Un punto intermedio son los supermercados, que en teoría gozan de las ventajas de ambos y no sufren sus inconvenientes. La oferta en ellos es moderada y los precios se ajustan a favor del consumidor, pero aquí los problemas son otros; la selección de marcas concretas -y en algún caso exclusivas- por parte de la empresa para ser ofrecidas al cliente, nos hace cargar con algunos productos que, aun siendo los buscados, no reúnen todas las cualidades específicas requeridas, y se compran porque hay que aprovechar el viaje y se parecen a los pretendidos. Otrosí digo: para el comprador falto de tiempo, las inmensas colas que se producen para pagar, en los momentos punta, en las cajas de los establecimientos, tampoco invitan a comprar una barra de pan para la cena, y menos si va acompañada de chorizo, para cuya consecución es necesario proveerse de la paciencia de Job -o de un ticket que nos clasifica en el orden de expedición-.

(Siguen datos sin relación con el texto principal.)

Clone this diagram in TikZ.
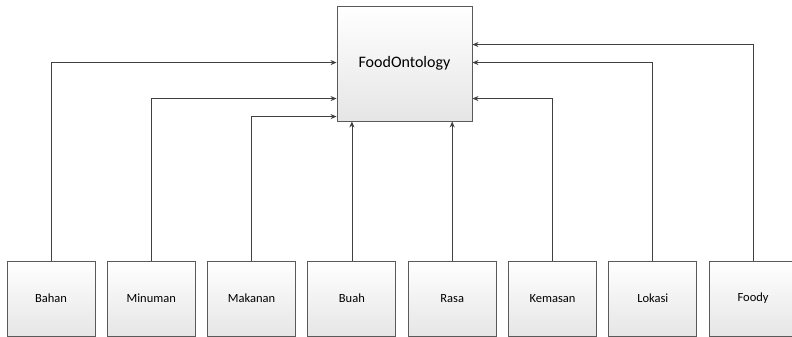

Hay un problema no resuelto: el producto de calidad. Este no se encuentra en el mercado para el comprador de a pie ni de a caballo. Excepto los que suelen acompañar al producto de la marca registrada; los vinos, con denominación de origen entre otros. Ninguna ciudad de tamaño medio se encuentra desabastecida del último 'alta expresión' riojana, los fabricantes se han cuidado de que así suceda y, además, han hecho cumplida publicidad del producto, ya sea de forma directa o solapada. Pero otros bienes gastronómicos, generalmente los escasos, se acaparan por la restauración y no llegan al consumidor si no es en sus locales. Las grandes merluzas, los verdaderos lenguados, los raros bogavantes del Mare Nostrum... ¿Quién los ha visto en la tienda? Al que lo afirme, tíldenlo de no fijarse -o de ser más crédulo que alguno de los apóstoles-.